The class even produced two of the more respected assistant coaches currently in college basketball -- Whitney Young's Dennis Gates (assistant at Nevada) and Providence's Tavaras Hardy (assistant at Northwestern). Gates was the No. 9 ranked player in the class by the Hoops Report and Hardy was No. 22.
Another similarity? Coincidentally, the loaded Class of 1998 was followed up by one of the weaker classes we've seen. The Class of 1999 was brutal. In that Class of 1999 there was Lincoln's Brian Cook and ... Wow. King's Leon Smith? Elgin's Sean Harrington? Mount Vernon's Kent Williams? Peoria Central's Jerrance Howard? Peoria Manual's Marlon Brooks? St. Francis De Sales' Jerrell Parker? Those were the players vying for the top five spots. The Class of 2012 certainly looks to be better than the Class of 1999, but it's relatively weak as well in comparison to past classes that have gone through this state.

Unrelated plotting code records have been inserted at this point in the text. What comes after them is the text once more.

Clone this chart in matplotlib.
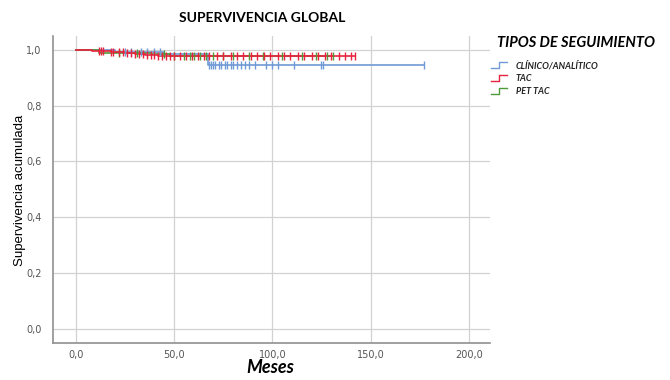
import matplotlib.pyplot as plt
import numpy as np
from matplotlib.lines import Line2D

# Kaplan-Meier curves per follow-up type: event times / survival after each event, censored times
grupos = ['CLÍNICO/ANALÍTICO', 'TAC', 'PET TAC']
colores = ['#6f9ad6', '#e8223c', '#4f9a3a']

t_clinico = [0, 20, 45, 67]
s_clinico = [1.0, 0.993, 0.985, 0.947]
c_clinico = [25, 28, 33, 36, 40, 43, 68, 69, 70, 71, 73, 74, 76, 77, 79, 80, 82,
             84, 86, 88, 91, 97, 100, 103, 111, 125, 126, 177]

t_tac = [0, 8, 18, 25, 30, 35, 42, 50]
s_tac = [1.0, 0.995, 0.992, 0.988, 0.985, 0.982, 0.979, 0.977]
c_tac = [12, 13, 14, 18, 19, 22, 24, 26, 28, 30, 32, 34, 36, 38, 40, 42, 44, 46,
         48, 50, 53, 56, 59, 62, 65, 68, 72, 75, 79, 82, 85, 89, 92, 96, 99, 103,
         106, 109, 113, 116, 120, 123, 127, 130, 134, 137, 140, 142]

t_pet = [0, 12, 38, 48]
s_pet = [1.0, 0.988, 0.984, 0.980]
c_pet = [22, 31, 45, 50, 55, 58, 60, 63, 66, 70, 75, 80, 88, 95, 105, 115, 122,
         128, 131]

xticks = [0, 50, 100, 150, 200]
yticks = [0.0, 0.2, 0.4, 0.6, 0.8, 1.0]

fig = plt.figure(figsize=(6.7, 3.8), dpi=100)
ax = fig.add_axes([0.079, 0.097, 0.652, 0.808])


def km(ax, t, s, cens, color):
    tend = max(cens)
    xs = list(t) + [tend]
    ys = list(s) + [s[-1]]
    ax.step(xs, ys, where='post', color=color, lw=1.2, zorder=3)
    idx = np.searchsorted(t, cens, side='right') - 1
    ax.plot(cens, np.array(s)[idx], ls='none', marker='|', ms=6, mew=1.0,
            color=color, zorder=4)


km(ax, t_clinico, s_clinico, c_clinico, colores[0])
km(ax, t_pet, s_pet, c_pet, colores[2])
km(ax, t_tac, s_tac, c_tac, colores[1])

ax.set_xlim(-11.7, 210.7)
ax.set_ylim(-0.052, 1.05)
ax.set_xticks(xticks)
ax.set_xticklabels([f'{v:.1f}'.replace('.', ',') for v in xticks])
ax.set_yticks(yticks)
ax.set_yticklabels([f'{v:.1f}'.replace('.', ',') for v in yticks])
ax.tick_params(axis='x', length=0, labelsize=7, colors='#555555', pad=5)
ax.tick_params(axis='y', length=0, labelsize=7, colors='#555555', pad=8)
ax.grid(True, color='#d2d2d2', lw=0.9)
ax.set_axisbelow(True)
for sp in ['top', 'right']:
    ax.spines[sp].set_visible(False)
for sp in ['left', 'bottom']:
    ax.spines[sp].set_color('#909090')
    ax.spines[sp].set_linewidth(1.2)

fig.text(0.030, 0.50, 'Supervivencia acumulada', rotation=90, ha='center',
         va='center', fontsize=9.5, family='Liberation Sans')
fig.text(0.403, 0.032, 'Meses', ha='center', va='center', fontsize=13,
         fontweight='bold', fontstyle='italic', family='Lato')

fig.text(0.391, 0.952, 'SUPERVIVENCIA GLOBAL', ha='center', va='center',
         fontsize=10, fontweight='bold', family='Lato')

# legend with step-shaped keys
fig.text(0.742, 0.887, 'TIPOS DE SEGUIMIENTO', ha='left', va='center',
         fontsize=10.5, fontweight='bold', fontstyle='italic', family='Lato')
for i, (g, c) in enumerate(zip(grupos, colores)):
    y = 0.828 - i * 0.034
    x0 = 0.733
    fig.add_artist(Line2D([x0, x0 + 0.012, x0 + 0.012, x0 + 0.024],
                          [y - 0.008, y - 0.008, y + 0.008, y + 0.008],
                          color=c, lw=1.0, transform=fig.transFigure))
    fig.text(x0 + 0.037, y, g, ha='left', va='center', fontsize=6.5,
             fontweight='bold', fontstyle='italic', family='Lato', color='#222222')

fig.savefig('out.png', dpi=100)
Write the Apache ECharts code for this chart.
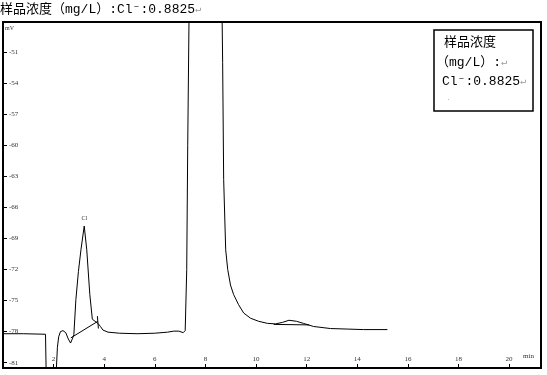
<!DOCTYPE html>
<html lang="zh">
<head>
    <meta charset="UTF-8">
    <title>样品浓度 Cl- 色谱图</title>
    <script src="https://cdn.jsdelivr.net/npm/echarts@6/dist/echarts.min.js"></script>
    <style>
        html, body { margin: 0; padding: 0; background: #fff; }
    </style>
</head>
<body>
    <div id="main" style="width: 547px; height: 375px"></div>
</body>
<script>
    // 时间(min) / 信号(mV)
    var signal = [
        [0.0, -78.2], [0.8, -78.2], [1.68, -78.25], [1.72, -84], [1.9, -90],
        [2.07, -84], [2.11, -81.5], [2.15, -79.5], [2.2, -78.5], [2.27, -78.0],
        [2.37, -77.9], [2.48, -78.1], [2.58, -78.7], [2.67, -79.1], [2.74, -78.7],
        [2.80, -78.3], [2.88, -74.9], [2.98, -72.2], [3.08, -70.1], [3.21, -67.8],
        [3.31, -70.1], [3.43, -74.4], [3.53, -76.8], [3.64, -77.0], [3.75, -77.2],
        [3.85, -77.5], [3.95, -77.85], [4.15, -78.05], [4.6, -78.15], [5.3, -78.2],
        [6.0, -78.15], [6.5, -78.05], [6.75, -77.95], [6.95, -77.95], [7.12, -78.1],
        [7.2, -77.9], [7.26, -72], [7.3, -60], [7.35, -48], [7.4, -35],
        [8.0, -20], [8.6, -35], [8.66, -48], [8.68, -52], [8.72, -63.3],
        [8.80, -70.1], [8.88, -72.0], [8.99, -73.5], [9.11, -74.4], [9.31, -75.4],
        [9.51, -76.2], [9.78, -76.7], [10.10, -77.0], [10.45, -77.2], [10.77, -77.25],
        [11.05, -77.1], [11.3, -76.9], [11.6, -77.0], [11.87, -77.2], [12.27, -77.5],
        [12.94, -77.7], [13.6, -77.75], [14.24, -77.8], [15.19, -77.8]
    ];
    // 积分基线
    var clBaseline = [[2.68, -78.6], [3.75, -77.0]];
    var clEndMark = [[3.73, -76.5], [3.77, -77.7]];
    var secondBaseline = [[10.7, -77.3], [12.1, -77.35]];
    var clPeak = [3.21, -67.8];

    var yTicks = [-81, -78, -75, -72, -69, -66, -63, -60, -57, -54, -51];
    var titleText = '样品浓度（mg/L）:Cl⁻:0.8825';
    var boxLines = ['样品浓度', '（mg/L）:', 'Cl⁻:0.8825'];

    var font = '"Liberation Mono", "Noto Sans CJK SC", monospace';
    var tickFont = '"Liberation Serif", serif';

    var chart = echarts.init(document.getElementById('main'));
    chart.setOption({
        animation: false,
        grid: {
            left: 3, top: 22, right: 6, bottom: 7,
            show: true, borderColor: '#000', borderWidth: 2
        },
        xAxis: {
            type: 'value',
            min: 0, max: 21.26, interval: 2,
            axisLine: { show: true, lineStyle: { color: '#000', width: 2 } },
            axisTick: { show: true, inside: true, length: 4, lineStyle: { color: '#000' } },
            axisLabel: {
                inside: true, margin: 5, fontSize: 7, color: '#333',
                fontFamily: tickFont, showMinLabel: false, showMaxLabel: false
            },
            splitLine: { show: false }
        },
        yAxis: {
            type: 'value',
            min: -81.51, max: -48.1,
            axisLine: { show: true, lineStyle: { color: '#000', width: 2 } },
            axisTick: {
                show: true, inside: true, length: 4,
                customValues: yTicks, lineStyle: { color: '#000' }
            },
            axisLabel: {
                inside: true, margin: 6, fontSize: 7, color: '#333',
                fontFamily: tickFont, customValues: yTicks
            },
            splitLine: { show: false }
        },
        series: [
            {
                type: 'line', data: signal, symbol: 'none', clip: true,
                lineStyle: { color: '#000', width: 1 },
                markPoint: {
                    symbolSize: 0,
                    data: [{ coord: clPeak }],
                    label: {
                        show: true, formatter: 'Cl', position: 'top', distance: 5,
                        fontSize: 6, color: '#333', fontFamily: tickFont
                    }
                }
            },
            { type: 'line', data: clBaseline, symbol: 'none', lineStyle: { color: '#000', width: 1 } },
            { type: 'line', data: clEndMark, symbol: 'none', lineStyle: { color: '#000', width: 1 } },
            { type: 'line', data: secondBaseline, symbol: 'none', lineStyle: { color: '#000', width: 1 } }
        ],
        graphic: [
            {
                type: 'text', left: 0, top: 3,
                style: {
                    text: '{a|' + titleText + '}{b|↵}',
                    rich: {
                        a: { fontSize: 13, fontFamily: font, fill: '#000' },
                        b: { fontSize: 10, fontFamily: font, fill: '#999' }
                    }
                }
            },
            { type: 'text', left: 5, top: 25, style: { text: 'mV', fontSize: 6, fontFamily: tickFont, fill: '#333' } },
            { type: 'text', left: 523, top: 353, style: { text: 'min', fontSize: 7, fontFamily: tickFont, fill: '#333' } },
            {
                type: 'rect', shape: { x: 434, y: 30, width: 99, height: 81 },
                style: { fill: '#fff', stroke: '#000', lineWidth: 1.5 }
            },
            {
                type: 'text', left: 444, top: 36,
                style: { text: boxLines[0], fontSize: 13, fontFamily: font, fill: '#000' }
            },
            {
                type: 'text', left: 436, top: 56,
                style: {
                    text: '{a|' + boxLines[1] + '}{b|↵}',
                    rich: { a: { fontSize: 13, fontFamily: font, fill: '#000' }, b: { fontSize: 10, fontFamily: font, fill: '#999' } }
                }
            },
            {
                type: 'text', left: 442, top: 75,
                style: {
                    text: '{a|' + boxLines[2] + '}{b|↵}',
                    rich: { a: { fontSize: 13, fontFamily: font, fill: '#000' }, b: { fontSize: 10, fontFamily: font, fill: '#999' } }
                }
            },
            { type: 'text', left: 447, top: 96, style: { text: '·', fontSize: 8, fill: '#aaa' } }
        ]
    });
</script>
</html>
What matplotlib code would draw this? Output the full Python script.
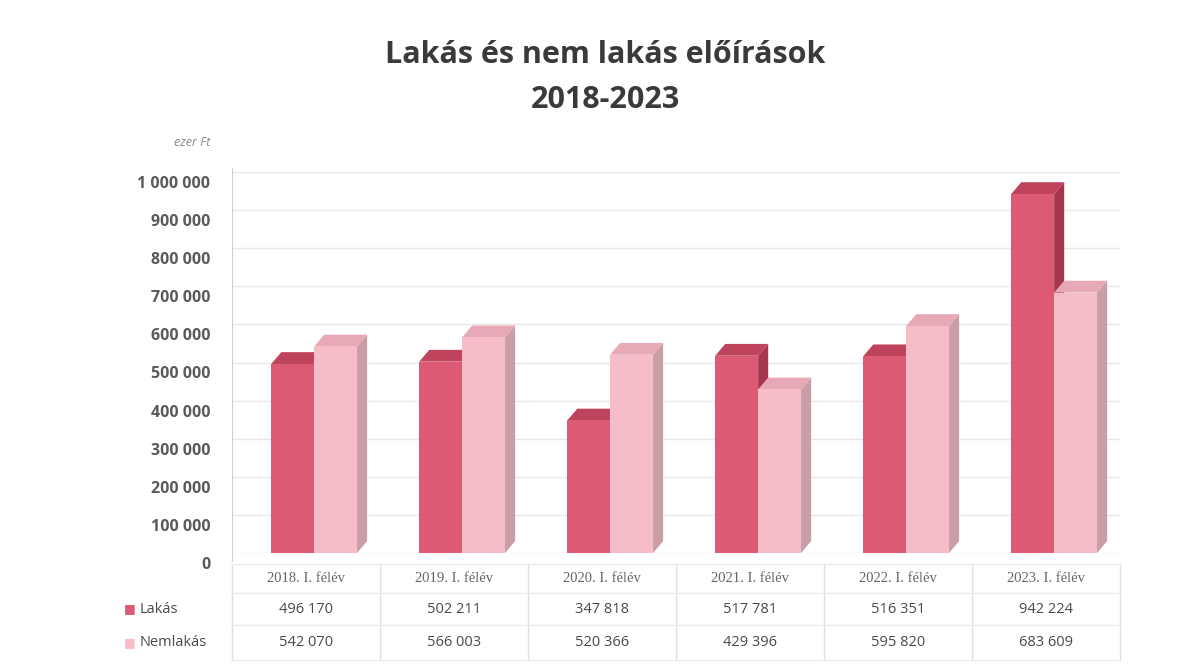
import matplotlib
matplotlib.use("Agg")
import matplotlib.pyplot as plt
import matplotlib.transforms as mtransforms
from matplotlib.patches import Polygon
import numpy as np

plt.rcParams['font.family'] = ['Open Sans', 'DejaVu Sans']

categories = ['2018. I. félév', '2019. I. félév', '2020. I. félév',
              '2021. I. félév', '2022. I. félév', '2023. I. félév']
lakas = [496170, 502211, 347818, 517781, 516351, 942224]
nemlakas = [542070, 566003, 520366, 429396, 595820, 683609]
series_names = ['Lakás', 'Nemlakás']
yticks = np.arange(0, 1000001, 100000)

# colours: front, top, side
col_lakas = ('#dc5a74', '#c0435e', '#a6354e')
col_nem = ('#f6bdc9', '#e8a9b6', '#c99ea7')

fig = plt.figure(figsize=(11.92, 6.68), dpi=100)
ax = fig.add_axes([232/1192, (668-553)/668, 888/1192, 381/668])

x = np.arange(len(categories))
w = 0.29
dx = 0.068      # fake depth in category units
dy = 31000      # fake depth in value units


def bar3d(xl, h, cols, z):
    xr = xl + w
    ax.add_patch(Polygon([(xr, 0), (xr+dx, dy), (xr+dx, h+dy), (xr, h)],
                         closed=True, fc=cols[2], ec='none', zorder=z, clip_on=False))
    ax.add_patch(Polygon([(xl, h), (xr, h), (xr+dx, h+dy), (xl+dx, h+dy)],
                         closed=True, fc=cols[1], ec='none', zorder=z, clip_on=False))
    ax.bar(xl, h, width=w, align='edge', color=cols[0], zorder=z+0.5, clip_on=False)


for i in range(len(categories)):
    bar3d(x[i] - 0.235, lakas[i], col_lakas, 3)
    bar3d(x[i] - 0.235 + w, nemlakas[i], col_nem, 4)

ax.set_xlim(-0.5, len(categories) - 0.5)
ax.set_ylim(0, 1000000)
ax.set_yticks(yticks)
ax.tick_params(axis='y', length=0, pad=15.5)
ax.set_yticklabels([f'{v:,}'.replace(',', ' ') for v in yticks],
                   fontsize=11.5, fontweight='bold', color='#5a5a5a')
off = mtransforms.ScaledTranslation(0, -10/100, fig.dpi_scale_trans)
for lbl in ax.get_yticklabels():
    lbl.set_transform(lbl.get_transform() + off)
ax.set_xticks([])
ax.grid(axis='y', color='#e8e8e8', linewidth=1, zorder=0)
for s in ['top', 'right', 'bottom']:
    ax.spines[s].set_visible(False)
ax.spines['left'].set_color('#d0d0d0')
ax.spines['left'].set_bounds(-20000, 1010000)

# data table below the plot
tr = mtransforms.blended_transform_factory(ax.transData, ax.transAxes)
ftr = mtransforms.blended_transform_factory(fig.transFigure, ax.transAxes)
row_y = [-0.066, -0.147, -0.236]
for i, c in enumerate(categories):
    ax.text(x[i], row_y[0], c, transform=tr, ha='center', va='center',
            fontsize=10.5, color='#666666', family=['Liberation Serif', 'DejaVu Serif'])
    ax.text(x[i], row_y[1], f'{lakas[i]:,}'.replace(',', ' '), transform=tr,
            ha='center', va='center', fontsize=10.5, color='#4a4a4a')
    ax.text(x[i], row_y[2], f'{nemlakas[i]:,}'.replace(',', ' '), transform=tr,
            ha='center', va='center', fontsize=10.5, color='#4a4a4a')
for b in np.arange(-0.5, len(categories), 1.0):
    ax.plot([b, b], [-0.03, -0.28], transform=tr, color='#e0e0e0', lw=1, clip_on=False)
for yy in [-0.03, -0.106, -0.19, -0.28]:
    ax.plot([-0.5, len(categories) - 0.5], [yy, yy], transform=tr,
            color='#ececec', lw=1, clip_on=False)

for ry, name, cols in zip(row_y[1:], series_names, [col_lakas, col_nem]):
    ax.text(124/1192, ry, '■', transform=ftr, ha='left', va='center',
            fontsize=9, color=cols[0], family='DejaVu Sans')
    ax.text(140/1192, ry, name, transform=ftr, ha='left', va='center',
            fontsize=10.5, color='#4a4a4a')

fig.text(192/1192, 1 - 143/668, 'ezer Ft', ha='center', va='center',
         fontsize=9, style='italic', color='#888888')
fig.text(605/1192, 1 - 55/668, 'Lakás és nem lakás előírások', ha='center',
         va='center', fontsize=22, fontweight='bold', color='#3a3a3a')
fig.text(605/1192, 1 - 100/668, '2018-2023', ha='center', va='center',
         fontsize=22, fontweight='bold', color='#3a3a3a')

fig.savefig('out.png', dpi=100)
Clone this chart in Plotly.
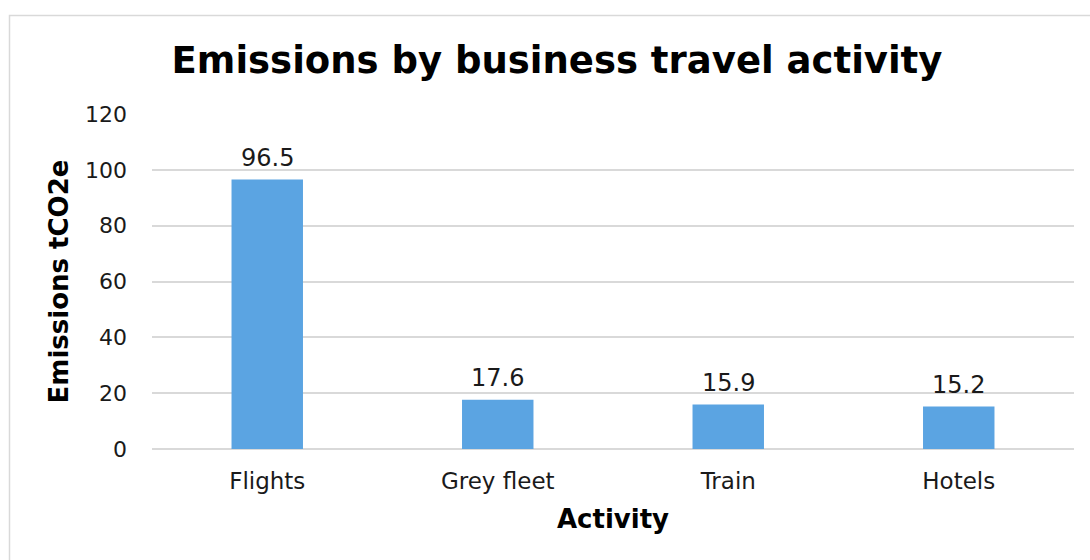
import plotly.graph_objects as go

categories = ["Flights", "Grey fleet", "Train", "Hotels"]
emissions = [96.5, 17.6, 15.9, 15.2]
y_ticks = [0, 20, 40, 60, 80, 100, 120]

L, R, T, B = 152, 16, 114, 111
W, H = 1090, 560
pw = W - L - R
ph = H - T - B

def px_to_paper_x(px):
    return (px - L) / pw

def px_to_paper_y(py):
    return (H - B - py) / ph

fig = go.Figure(go.Bar(
    x=categories, y=emissions,
    marker=dict(color="#5BA4E2", line=dict(width=0)),
))

annotations = [
    dict(x=c, y=v, xref="x", yref="y", text=f"{v:.1f}", showarrow=False,
         yanchor="bottom", yshift=6,
         font=dict(family="DejaVu Sans", size=24, color="#1a1a1a"))
    for c, v in zip(categories, emissions)
]

fig.update_layout(
    width=W, height=H,
    margin=dict(l=L, r=R, t=T, b=B),
    paper_bgcolor="white", plot_bgcolor="white",
    bargap=0.69,
    showlegend=False,
    title=dict(text="<b>Emissions by business travel activity</b>",
               x=557 / W, xanchor="center", y=1 - 60 / H, yanchor="middle",
               font=dict(family="DejaVu Sans", size=37, color="black")),
    font=dict(family="DejaVu Sans", color="#1a1a1a"),
    annotations=annotations,
    xaxis=dict(
        title=dict(text="<b>Activity</b>", font=dict(size=26, color="black"), standoff=16),
        tickfont=dict(size=23, color="#1a1a1a"),
        showline=False, ticks="", showgrid=False, ticklabelstandoff=16,
    ),
    yaxis=dict(
        title=dict(text="<b>Emissions tCO2e</b>", font=dict(size=26, color="black"), standoff=8),
        range=[0, 120], tickvals=y_ticks,
        tickfont=dict(size=22, color="#1a1a1a"),
        showgrid=True, gridcolor="#D9D9D9", gridwidth=1.5,
        zeroline=True, zerolinecolor="#D9D9D9", zerolinewidth=1.5,
        showline=False, ticks="", ticklabelstandoff=24,
    ),
    shapes=[dict(
        type="rect", xref="paper", yref="paper",
        x0=px_to_paper_x(9.5), x1=px_to_paper_x(1100),
        y0=px_to_paper_y(580), y1=px_to_paper_y(15.5),
        line=dict(color="#D9D9D9", width=1.5), fillcolor="rgba(0,0,0,0)",
        layer="below",
    )],
)

fig.write_html("out.html")
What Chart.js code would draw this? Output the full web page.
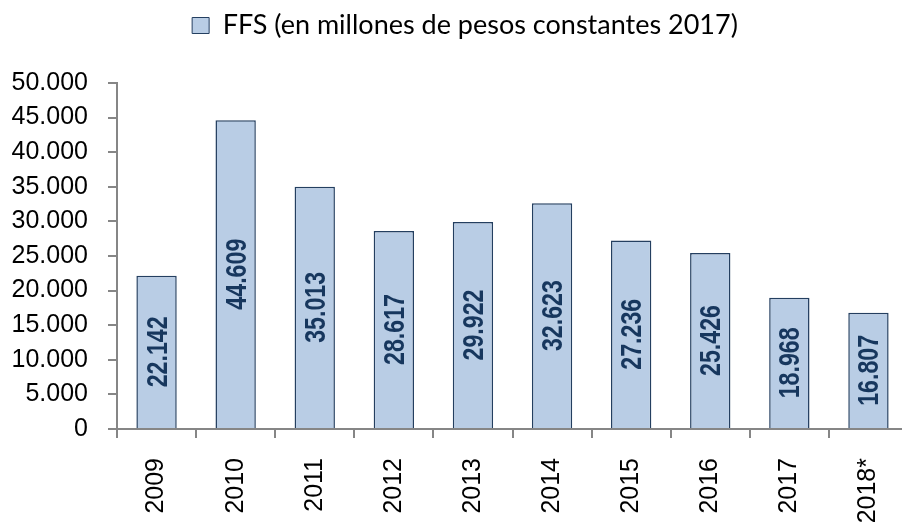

In all there were six players in the Class of 1998 ranked nationally among the top 30 and 11 different players among the top 100 in various top 100 lists. And remarkably, there were just under 60 players who either signed or went on to play Division I basketball in their career from the Class of 1998. That is big-time talent at the top, emerging college stars throughout the class and a whole lot of depth. We shall see if the Class of 2011 can equal that type of production and impact at the college level.